ERCOT wins Supreme Court support in lawsuits stemming from 2021 winter storm Uri

 

 

A court victory for ERCOT, the operator of the power grid in Texas.

The Texas Supreme Court ruled that ERCOT cannot be sued from the 2021 deadly winter storm Uri, the same storm that resulted in historic natural gas prices and rolling blackouts in Oklahoma.

It was a 5-4 ruling in which the Supreme Court reversed an earlier judgment from a Dallas state appeals court.
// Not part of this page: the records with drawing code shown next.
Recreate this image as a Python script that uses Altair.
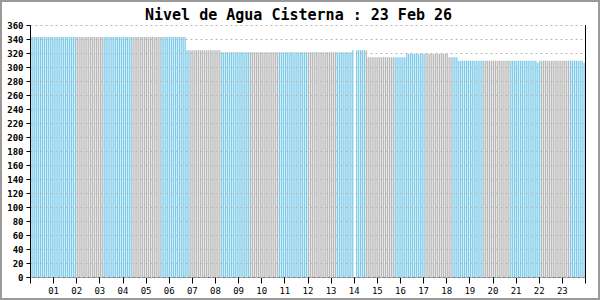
import altair as alt
import pandas as pd

# Water level, run-length encoded (value, number of 5-minute samples)
level_values = [343, 324, 321, 324, None, 324, 314, 319, 314, 309, 306, 309, 306]
level_counts = [81, 18, 68, 1, 1, 6, 20, 22, 5, 41, 1, 23, 1]

# Alternating colour blocks (number of samples per block), starting with blue
color_counts = [24, 14, 15, 15, 15, 16, 15, 15, 15, 15, 15, 15, 16, 14, 16, 14, 16, 15, 8]
color_names = ["azul", "gris"]

hour_ticks = list(range(0, 25))
y_ticks = list(range(0, 361, 20))

levels = []
for v, c in zip(level_values, level_counts):
    levels += [v] * c
groups = []
for k, c in enumerate(color_counts):
    groups += [color_names[k % 2]] * c

df = pd.DataFrame({
    "hora": [(i + 0.5) / 12 for i in range(len(levels))],
    "nivel": levels,
    "grupo": groups,
})
df = df.dropna()

FONT = "DejaVu Sans Mono"

bars = alt.Chart(df).mark_bar(size=1.3).encode(
    x=alt.X("hora:Q",
            scale=alt.Scale(domain=[0, 24], nice=False, zero=False, padding=0),
            axis=alt.Axis(values=hour_ticks, title=None, grid=False,
                          domainColor="black", domainDash=[1, 1], domainWidth=1,
                          tickColor="black", tickSize=6, tickWidth=1,
                          labelExpr="datum.value < 1 || datum.value > 23 ? '' : (datum.value < 10 ? '0' + datum.value : '' + datum.value)",
                          labelFont=FONT, labelFontSize=9, labelColor="black",
                          labelPadding=3, labelFlush=False)),
    y=alt.Y("nivel:Q",
            scale=alt.Scale(domain=[0, 360], nice=False, padding=0),
            axis=alt.Axis(values=y_ticks, title=None, grid=True,
                          gridColor="#b8b8b8", gridDash=[2, 3], gridWidth=1,
                          domainColor="black", domainWidth=1,
                          tickColor="black", tickSize=4, tickWidth=1,
                          labelFont=FONT, labelFontSize=9, labelColor="black",
                          labelFontWeight="bold", labelPadding=3, zindex=1)),
    color=alt.Color("grupo:N",
                    scale=alt.Scale(domain=color_names, range=["#7CCBEA", "#B8B8B8"]),
                    legend=None),
)

right_line = alt.Chart(df).mark_rule(color="black", strokeWidth=1).encode(
    x=alt.value(555.5), y=alt.value(0), y2=alt.value(252)
)

border = alt.Chart(df).mark_rect(fill="transparent", stroke="#9a9a9a", strokeWidth=2).encode(
    x=alt.value(-29), x2=alt.value(569), y=alt.value(-24), y2=alt.value(274)
)

chart = alt.layer(bars, right_line, border).properties(
    width=555,
    height=252,
    autosize=alt.AutoSizeParams(type="none"),
    padding={"left": 30, "top": 25, "right": 15, "bottom": 23},
    background="white",
    title=alt.TitleParams(
        "Nivel de Agua Cisterna : 23 Feb 26",
        font=FONT, fontSize=15, fontWeight="bold", color="black",
        anchor="middle", dx=-9, offset=0, baseline="alphabetic", dy=35,
    ),
).configure_view(stroke=None)

chart.save("out.html", embed_options={"renderer": "svg", "actions": False})
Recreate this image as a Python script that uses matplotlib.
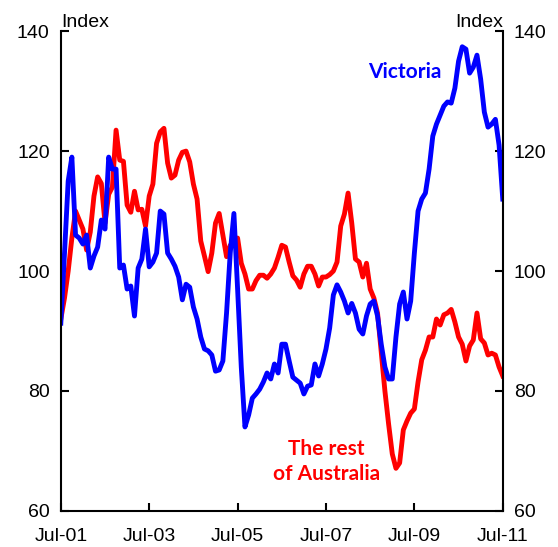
import numpy as np
import matplotlib
matplotlib.use('Agg')
import matplotlib.pyplot as plt

# Monthly index, Jul-2001 to Jul-2011 (121 months)
victoria = [
    91.3, 103, 115, 119, 106, 105.5, 104.5, 106, 100.5, 102.5,
    104, 108.5, 107, 119, 117, 117, 100.5, 101, 97, 97.5,
    92.5, 100.5, 102, 107, 100.7, 101.5, 103, 110, 109.5, 103,
    102, 100.8, 99, 95.2, 97.8, 97.3, 94, 92, 89, 87,
    86.7, 86, 83.3, 83.5, 85, 93, 103, 109.6, 97, 84,
    74, 76, 78.8, 79.5, 80.3, 81.5, 83, 82, 84.5, 83,
    87.8, 87.8, 85, 82.3, 81.8, 81.3, 79.5, 80.8, 81, 84.5,
    82.5, 84.5, 87, 90.5, 96, 97.7, 96.5, 95, 93, 94.6,
    93, 90.3, 89.5, 92.5, 94.5, 95, 92.5, 87.8, 84, 82,
    82, 89, 94.5, 96.5, 92, 95, 103, 110, 112, 113,
    117, 122.5, 124.5, 126, 127.5, 128.2, 128, 130.5, 135, 137.4,
    137, 133, 134, 136, 132, 126.5, 124, 124.5, 125.3, 121,
    112,
]
rest_of_aus = [
    92, 95.5, 100, 105.5, 110, 108.5, 107, 103.5, 106.5, 112.5,
    115.7, 114.6, 108, 112.8, 114, 123.5, 118.5, 118.3, 111, 109.8,
    113.3, 110.2, 110.3, 107.5, 112.5, 114.5, 121.3, 123.2, 123.8, 118,
    115.5, 116, 118.5, 119.8, 120, 118.2, 114.5, 112, 105, 102.5,
    99.9, 103, 108, 109.6, 106, 102.4, 104.3, 104.3, 105.5, 101.3,
    99.5, 97, 97, 98.4, 99.3, 99.3, 98.8, 99.5, 100.5, 102.3,
    104.3, 104, 101.5, 99.2, 98.5, 97.3, 99.5, 100.8, 100.8, 99.5,
    97.5, 99, 99, 99.4, 100, 101.5, 107.5, 109.5, 113, 108,
    102, 101.5, 99, 101.3, 97, 95.5, 93, 86.5, 80, 74.5,
    69.5, 67.1, 68, 73.5, 75, 76.3, 77, 81.5, 85.2, 86.8,
    89, 89, 92, 91, 92.7, 93, 93.6, 91.5, 89, 87.8,
    85, 87.5, 88.5, 93, 88.7, 88, 86, 86.3, 86, 84,
    82.5,
]
xtick_labels = ['Jul-01', 'Jul-03', 'Jul-05', 'Jul-07', 'Jul-09', 'Jul-11']
yticks = [60, 80, 100, 120, 140]

months = np.arange(len(victoria))

plt.rcParams['font.family'] = ['Liberation Sans', 'DejaVu Sans']

fig = plt.figure(figsize=(5.58, 5.47), dpi=100)
ax = fig.add_axes([0.109, 0.066, 0.792, 0.877])

ax.plot(months, rest_of_aus, color='#ff0000', linewidth=3.5, solid_joinstyle='round')
ax.plot(months, victoria, color='#0000ff', linewidth=3.5, solid_joinstyle='round')

ax.set_xlim(0, 120)
ax.set_ylim(60, 140)
ax.set_xticks(np.arange(0, 121, 24))
ax.set_xticklabels(xtick_labels)
ax.set_yticks(yticks)

ax.spines['top'].set_visible(False)
for s in ['left', 'right', 'bottom']:
    ax.spines[s].set_linewidth(1.5)

ax.tick_params(axis='both', direction='in', length=6, width=1.5, labelsize=14)
ax.tick_params(axis='y', left=True, right=True, labelleft=True, labelright=True, pad=8)
ax.tick_params(axis='x', pad=12)

ax.text(0, 1.0, 'Index', transform=ax.transAxes, ha='left', va='bottom', fontsize=14)
ax.text(1, 1.0, 'Index', transform=ax.transAxes, ha='right', va='bottom', fontsize=14)

ax.text(93.4, 133.2, 'Victoria', color='#0000ff', fontsize=15, fontweight='bold',
        family=['Lato', 'DejaVu Sans'], ha='center', va='center')
ax.text(72.2, 68.3, 'The rest\nof Australia', color='#ff0000', fontsize=15, fontweight='bold',
        family=['Lato', 'DejaVu Sans'], ha='center', va='center', linespacing=1.3)

fig.savefig('out.png', dpi=100)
The justices threw out lawsuits that had been filed by San Antonio’s municipal electric utility and a private energy developer reported the Dallas Morning News.

In the ruling, the justices declared ERCOT to be a governmental entity in the lawsuit in which ERCOT had claimed it was under government protection from the lawsuits.

The court said the Electric Reliability Council of Texas was a government created nonprofit corporation that is regulated by the state’s Public Utility Commission and because of that, it should be immune to lawsuits.

The Electric Reliability Council of Texas runs the country’s sole power grid contained wholly within a single state. It encompasses roughly 75% of the state and maintains a grid providing electricity to 90% of Texas’ population. It is a government created nonprofit corporation that is regulated by the Public Utility Commission.

“—it prevents the disruption of key governmental services, protects public funds, and respects separation of powers principles,” Chief Justice Nathan L. Hecht wrote for the majority.
The lawsuits alleged ERCOT mishandled the power pricing during the storm and led to San Antonio’s municipal electric utility CPS Energy being short-changed $18 million.
In the same ruling, the supreme court dismissed a lawsuit filed by Panda Power Funds of Dallas. The company claimed it lost billions of dollars after being making investments based on demand projections issued by ERCOT.